Ver sin microscopio en lo infinito, quitar capa a capa hasta que el núcleo que evidencia el arribo de la energía sobre la materia aflora.
Bucear, andar, escalar por las elevaciones que se pierden en las imaginarias nubes, desde ahí, confirmar que necesitamos de referentes físicos para transmitir que estamos en lo inefable. Romper con la barrera del tiempo, del espacio, y forzar la emergencia de la poiesis para poder comunicar.
Frente al vacío, tomar conciencia de que las palabras son hijas del logos si van cargadas de sustancia.
Ver poesía por el ojo de la aguja es asomarse al mínimo latido del mundo, un resplandor que apenas cabe —y, sin embargo— se expande como un sol improbable en la penumbra microscópica del instante.
En el intrincado entorno, comprender que la locura es lucidez y esta es nacimiento, vida nueva sin expectativas.
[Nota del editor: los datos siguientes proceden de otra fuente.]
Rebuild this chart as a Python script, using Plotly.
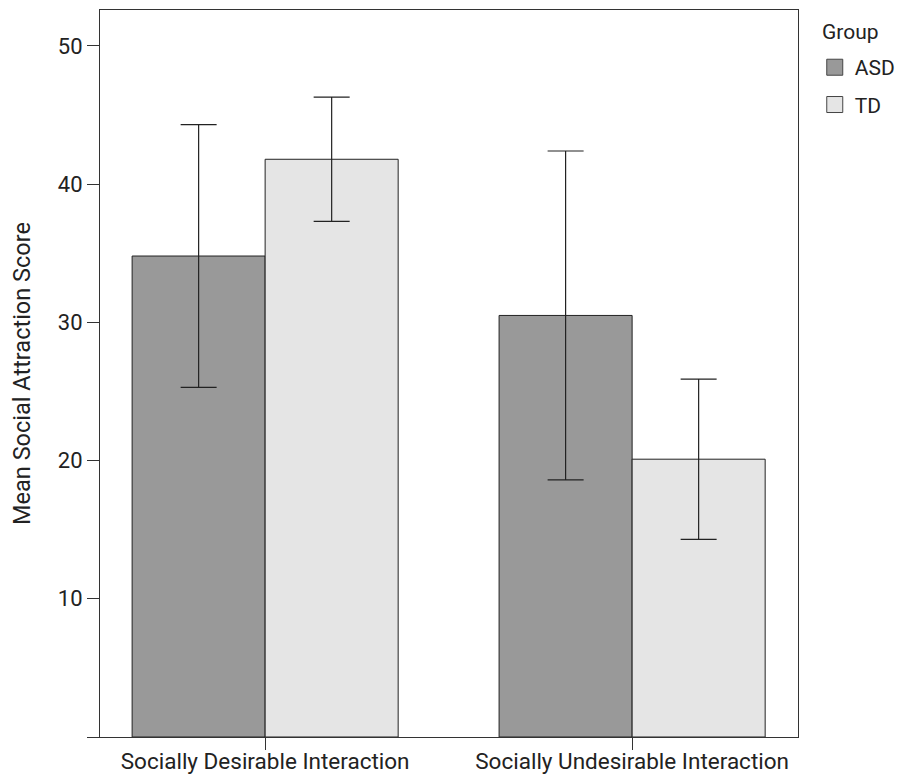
import plotly.graph_objects as go

categories = ["Socially Desirable Interaction", "Socially Undesirable Interaction"]
groups = ["ASD", "TD"]
asd_means = [34.8, 30.5]
asd_err = [9.5, 11.9]
td_means = [41.8, 20.1]
td_err = [4.5, 5.8]
y_ticks = [0, 10, 20, 30, 40, 50]
y_tick_labels = ["", "10", "20", "30", "40", "50"]

colors = {"ASD": "#999999", "TD": "#e5e5e5"}
FONT = "Roboto, Arial, sans-serif"
INK = "#222222"

fig = go.Figure()
for name, means, errs in [("ASD", asd_means, asd_err), ("TD", td_means, td_err)]:
    fig.add_trace(go.Bar(
        x=categories, y=means, name=name, showlegend=False,
        marker=dict(color=colors[name], line=dict(color=INK, width=1)),
        error_y=dict(type="data", array=errs, visible=True, color=INK,
                     thickness=1.2, width=18),
    ))
# legend entries (square swatches)
for name in groups:
    fig.add_trace(go.Scatter(
        x=[None], y=[None], mode="markers", name=name, legendgroup=name,
        marker=dict(symbol="square", size=16, color=colors[name],
                    line=dict(color="#444444", width=1)),
    ))

fig.update_layout(
    width=899, height=772,
    margin=dict(l=92, r=109, t=2, b=43),
    paper_bgcolor="white", plot_bgcolor="white",
    barmode="group", bargap=0.275, bargroupgap=0,
    font=dict(family=FONT, size=21, color=INK),
    legend=dict(x=1.024, y=0.949, xanchor="left", yanchor="top",
                font=dict(size=21), tracegroupgap=7, traceorder="grouped",
                itemsizing="trace"),
    showlegend=True,
    annotations=[dict(text="Group", xref="paper", yref="paper",
                      x=1.031, y=0.97, xanchor="left", yanchor="middle",
                      showarrow=False, font=dict(size=21, family=FONT, color=INK))],
)
fig.update_xaxes(
    type="category", range=[-0.45, 1.452], automargin=False,
    showline=True, linecolor="#333333", linewidth=1.2, mirror=True,
    ticks="outside", ticklen=12, tickcolor="#333333", tickwidth=1,
    showgrid=False, tickfont=dict(size=22.5, family=FONT),
    ticklabelstandoff=-8,
)
fig.update_yaxes(
    range=[0, 52.6], tickvals=y_ticks, ticktext=y_tick_labels, automargin=False,
    showline=True, linecolor="#333333", linewidth=1.2, mirror=True,
    ticks="outside", ticklen=12, tickcolor="#333333", tickwidth=1,
    showgrid=False, zeroline=False,
    tickfont=dict(size=22, family=FONT),
    title=dict(text="Mean Social Attraction Score", font=dict(size=23.5, family=FONT), standoff=34),
)

fig.write_html("out.html")
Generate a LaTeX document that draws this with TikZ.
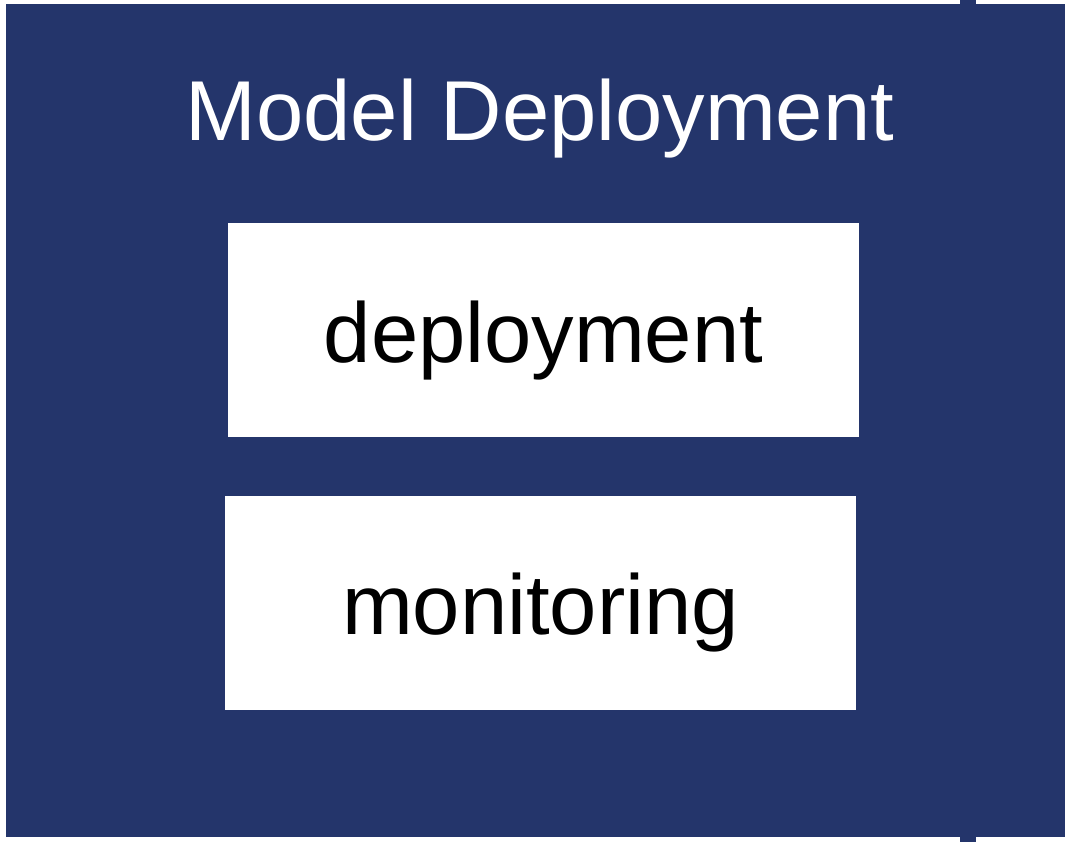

Neófito dando tumbos.
Ese mirar es antesala de locura, dicen, pero también un bautismo de rocío, una hoguera oculta donde el Universo, como un niño que despierta de improviso, sorprende al alba con la boca llena de cantos.
Necio es pretender atravesar el símbolo sin transformación. En la ruta de lo desconocido se abreva del futuro, pócima y bálsamo para dejar detrás la piel que ata al fatídico destino.
Lo que queda tras la disolución del verbo no es vacío, es presencia pura. El silencio no es ausencia de sonido, es el anuncio del sentido profundo que aún no encuentra forma lingüística. Dejar que el silencio hile es permitir que el misterio participe en la creación.
Al asomarse a lo invisible, uno corre el riesgo de perder la razón convencional, esa que se adhiere a lo previsible. Pero es justo en ese riesgo donde la creación cobra sentido. El niño que nombra el abismo con naturalidad es el mismo que dentro de nosotros se atreve a poetizar el vértigo.
Amar así, a primera vista, cada destello —la grieta del muro, el trueno leve de un paso— es consentir que la sangre guarde silencio para escuchar, en su cauce, la voz secreta que convierte el mundo en una médula de luz.
Somos hilo que quiere bordarse en el misterio. Atravesar el ojo de la aguja es mirarse en el espejo de la fragilidad sin renunciar a nuestra grandeza interior. La poesía no es ornamento: es hilo de conexión con aquello que escapa al entendimiento común, pero que late en lo profundo.
El poema se convierte entonces en mapa, en ritual, en herramienta que nos permite traspasar lo que parecía intransitable. No hay palabra inútil si ha sido purificada por la experiencia. No hay línea escrita en vano si ha sido dictada por el temblor de lo auténtico.
Por el filtro –en forma de ojo de la aguja–, cada verso encuentra su razón de ser, su destino exacto. Y el poeta, al pasar por él, renace no como quien posee la verdad, sino como quien aprendió a mirar con los ojos vacíos y el corazón lleno.
Ver poesía para abrir los ojos del alma que están hartos de la gruta oscura carcelaria. -------------------
*Con versos de mi poema Por el ojo de la aguja. Julio, 2025.